67000,00 TL’lik aidat borcu davacı tarafından, davalının ikinci ihtarla verdiği bir aylık süre içerisinde davalının hesabına yatırılmıştır. Kat farkı ve şerefiye bedelinin belirlenmesi tip anasözleşmenin 61. maddesinde düzenlenmiş olup, somut olayda mahkemece taraflar arasında çekişmeli olduğu kabul edilen kat farkı ve şerefiye bedellerinin Gaziantep 3. Sulh Hukuk Mahkemesi’nin 2014/72 Esas sayılı dosyası ile belirlendiği anlaşılmakta ise de, ilgili dosya celp edilmemiştir.
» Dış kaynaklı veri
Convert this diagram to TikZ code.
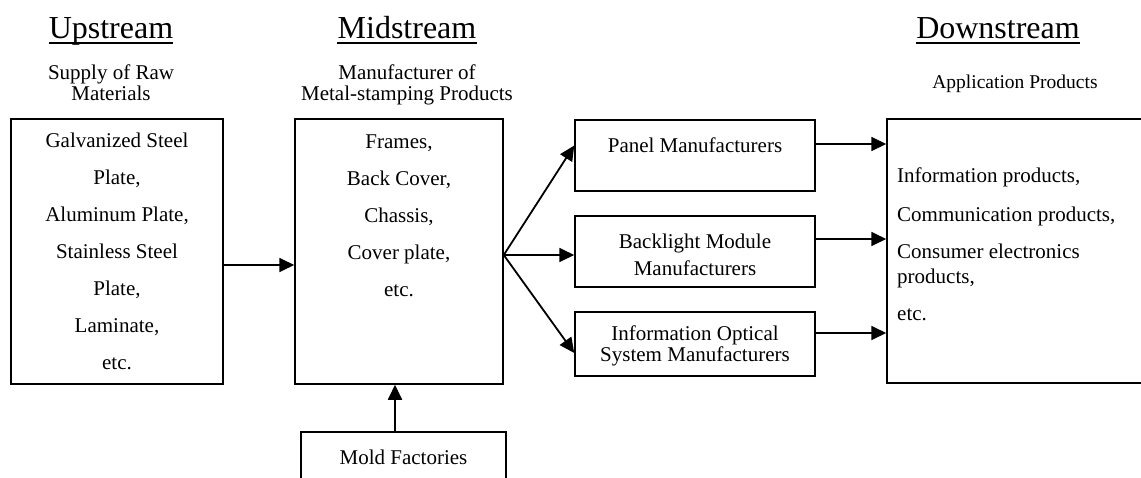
\documentclass[tikz,border=0pt]{standalone}
\usepackage{fontspec}
\setmainfont{Liberation Serif}
\usetikzlibrary{arrows.meta,positioning}

\tikzset{
  box/.style={rectangle, draw, line width=1.5pt, inner sep=0pt, align=center,
    font=\fontsize{21}{37}\selectfont},
  lbl/.style={inner sep=0pt, align=center, font=\fontsize{21}{21}\selectfont},
  head/.style={inner sep=0pt, font=\fontsize{32}{36}\selectfont},
  flow/.style={-{Triangle[length=15pt,width=14pt]}, line width=1.8pt},
}

\begin{document}
\begin{tikzpicture}[x=1pt, y=-1pt]
    \useasboundingbox (0,0) rectangle (1141,477);

    % column headings
    \node[head, anchor=base] (up) at (111,38) {Upstream};
    \node[head, anchor=base] (midh) at (407,38) {Midstream};
    \node[head, anchor=base] (downh) at (998,38) {Downstream};
    \foreach \h in {up,midh,downh}
        \draw[line width=1.5pt] ([yshift=-5pt]\h.base west) -- ([yshift=-5pt]\h.base east);

    \node[lbl, anchor=north] (rawlbl) at (111,65) {Supply of Raw\\Materials};
    \node[lbl, anchor=north] (midlbl) at (407,65) {Manufacturer of\\Metal-stamping Products};
    \node[lbl, anchor=base, font=\fontsize{19.5}{21}\selectfont] (applbl) at (1015,88) {Application Products};

    % boxes
    \node[box, minimum width=212, minimum height=265] (raw) at (117,251.5)
        {Galvanized Steel\\Plate,\\Aluminum Plate,\\Stainless Steel\\Plate,\\Laminate,\\etc.};
    \node[box, minimum width=208, minimum height=265] (mid) at (399,251.5) {};
    \node[lbl, anchor=north, font=\fontsize{21}{37}\selectfont] (midtxt) at (399,135)
        {Frames,\\Back Cover,\\Chassis,\\Cover plate,\\etc.};
    \node[box, minimum width=205, minimum height=50] (mold) at (403.5,457) {Mold Factories};

    \node[box, minimum width=240, minimum height=71] (panel) at (695,155.5) {};
    \node[lbl, anchor=base] (paneltxt) at (695,152) {Panel Manufacturers};
    \node[box, minimum width=240, minimum height=71] (back) at (695,251.5) {};
    \node[lbl, anchor=north, font=\fontsize{21}{27}\selectfont] (backtxt) at (695,234)
        {Backlight Module\\Manufacturers};
    \node[box, minimum width=240, minimum height=64] (info) at (695,344) {};
    \node[lbl, anchor=north] (infotxt) at (695,326)
        {Information Optical\\System Manufacturers};

    \node[box, minimum width=266, minimum height=264] (down) at (1020,251) {};
    \node[lbl, anchor=north west, align=left, font=\fontsize{21}{25}\selectfont] (downtxt) at (897,168)
        {Information products,\\[14pt]Communication products,\\[12pt]Consumer electronics\\products,\\[12pt]etc.};

    % connectors
    \coordinate (fan) at ([yshift=-3.5pt]mid.east);
    \draw[flow] ([yshift=-13.5pt]raw.east) -- ([yshift=-13.5pt]raw.east -| mid.west);
    \draw[flow] ([xshift=-8.5pt]mold.north) -- ([xshift=-8.5pt]mold.north |- mid.south);
    \draw[flow] (fan) -- ([yshift=10pt]panel.west);
    \draw[flow] (fan) -- ([yshift=-3.5pt]back.west);
    \draw[flow] (fan) -- ([yshift=-9pt]info.west);
    \draw[flow] ([yshift=11.5pt]panel.east) -- ([yshift=11.5pt]panel.east -| down.west);
    \draw[flow] ([yshift=12.5pt]back.east) -- ([yshift=12.5pt]back.east -| down.west);
    \draw[flow] ([yshift=11pt]info.east) -- ([yshift=11pt]info.east -| down.west);
\end{tikzpicture}
\end{document}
Bu durumda, mahkemece, belirlenen şerefiye bedeli ve kat farkının anasözleşme hükümlerine uygun şekilde tespit edilip edilmediği saptanmalı, bu doğrultuda, konusunda uzman bilirkişi kurulu oluşturulup mahallinde keşif yapılarak ve daha önce alınan bilirkişi raporları da değerlendirmek suretiyle, denetime elverişli, uzlaştırıcı ve gerekçeli rapor alınmak suretiyle bir karar verilmesi gerekirken, açıklanan şekilde karar verilmesi doğru görülmemiştir.
İlk derece mahkemesince davanın esasına yönelik uyuşmazlığın giderilmesi için gerekli olan işlemlerin yapılmamış olması nedeniyle davalı vekilinin istinaf başvurusunun HMK’nın 353/1-a-6 maddesi uyarınca kabulüne, mahkeme kararının kaldırılmasına, yukarıda belirtildiği şekilde işlem yapılarak oluşacak sonuca göre karar verilmek üzere dosyanın mahkemesine gönderilmesine karar verilmesi gerekmiştir.
HÜKÜM: Yukarıda açıklanan nedenlerle;
1-Davalı vekilinin istinaf başvurusunun KABULÜNE,
2-Gaziantep 2. Asliye Ticaret Mahkemesince verilen 18/03/2021 tarih ve 2019/422 esas, 2021/245 karar sayılı kararın KALDIRILMASINA,
3-Dosyanın mahal mahkemesine GÖNDERİLMESİNE,
4-İstinaf başvurma harcı dışında istinaf peşin karar harcı olarak alınan harcın isteği halinde davalıya İADESİNE,
5-İstinaf yargılama giderlerinin ilk derece mahkemesince yeniden verilecek kararda dikkate alınmasına,
Dair, HMK’nın 353. maddesi uyarınca kesin olmak üzere oy birliği ile karar verildi.07/12/2022


Başkan V.

e-imzalıdır.

Üye

e-imzalıdır.

Üye

e-imzalıdır.

Katip

e-imzalıdır.

NOT: BU BELGE ELEKTRONİK İMZA İLE İMZALANMIŞ OLUP AYRICA ISLAK İMZA UYGULANMAYACAKTIR. “5070 Sayılı Yasanın 5. ve 22. maddeleri gereğince elektronik imza ile oluşturulan belgeler elle atılan ıslak imza ile aynı hukuki sonucu doğurur.”